I have fastq files for 10 samples. For each sample, I have 2 fastq files (paired end) and average size of compressed fastq file is 4gb and uncompressed is 16gb. It means, I have 20 uncompressed fastq files of size 320gb. Now I want to do mapping using BWA. I have 10 folders containing 2 files each.
I want to know if it is possible to input compressed fastq files in BWA?
What method would you use to map all these files? (fast and easy)
Should I just split each file and then map it?
I have seen some posts like this and tutorial, but did not find any efficient solution and I think there are lot of people here who do this often. I would really appreciate your help.
What compute resources do you have available? A cluster or a single machine?
I have a single machine with 32GB RAM. I was thinking to do mapping using "screen" (10 screens) at same time for all samples. Or should I do it one by one?
You are probably better off running one-at-a-time and using multiple threads (approximately as many threads as you have cores), but you may need to experiment. The point, of course, is to have all the cores busy all the time.

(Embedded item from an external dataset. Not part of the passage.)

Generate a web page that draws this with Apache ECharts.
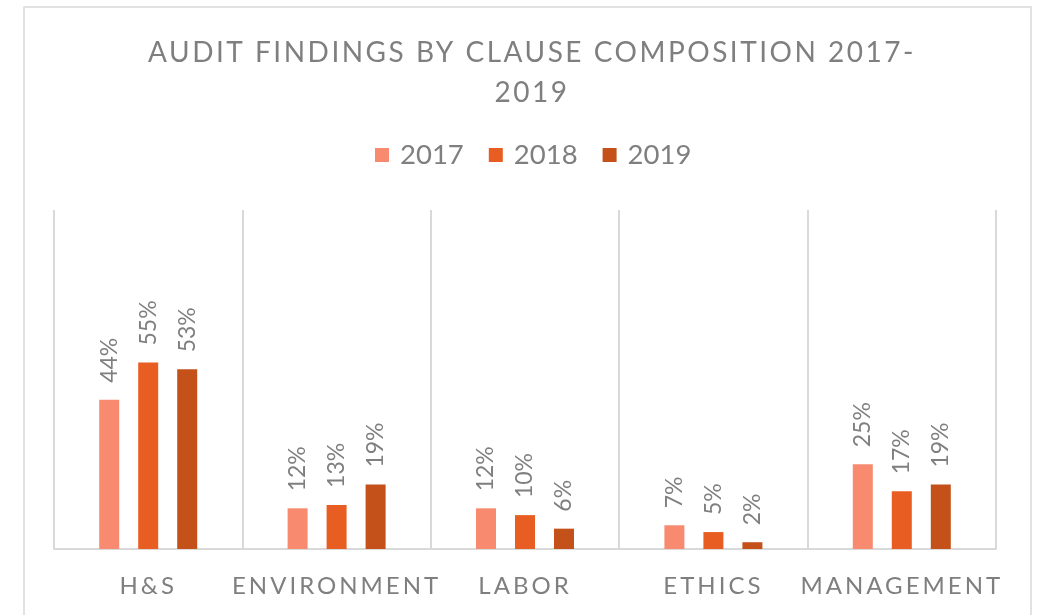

Thanks for your reply. Could you please give me some reason that why running one by one is better? I thought may be if I will run 10 screens, then I could do it for all samples at same time?
You could run 10 samples at once, each using 1 core, or run the samples one-at-a-time using 10 threads (or more) for each sample. The advantage of the second over the first is that the memory usage will be about 1/10 of the use of the first. The time to complete all 10 samples should be similar.
Thanks a lot. I will try it.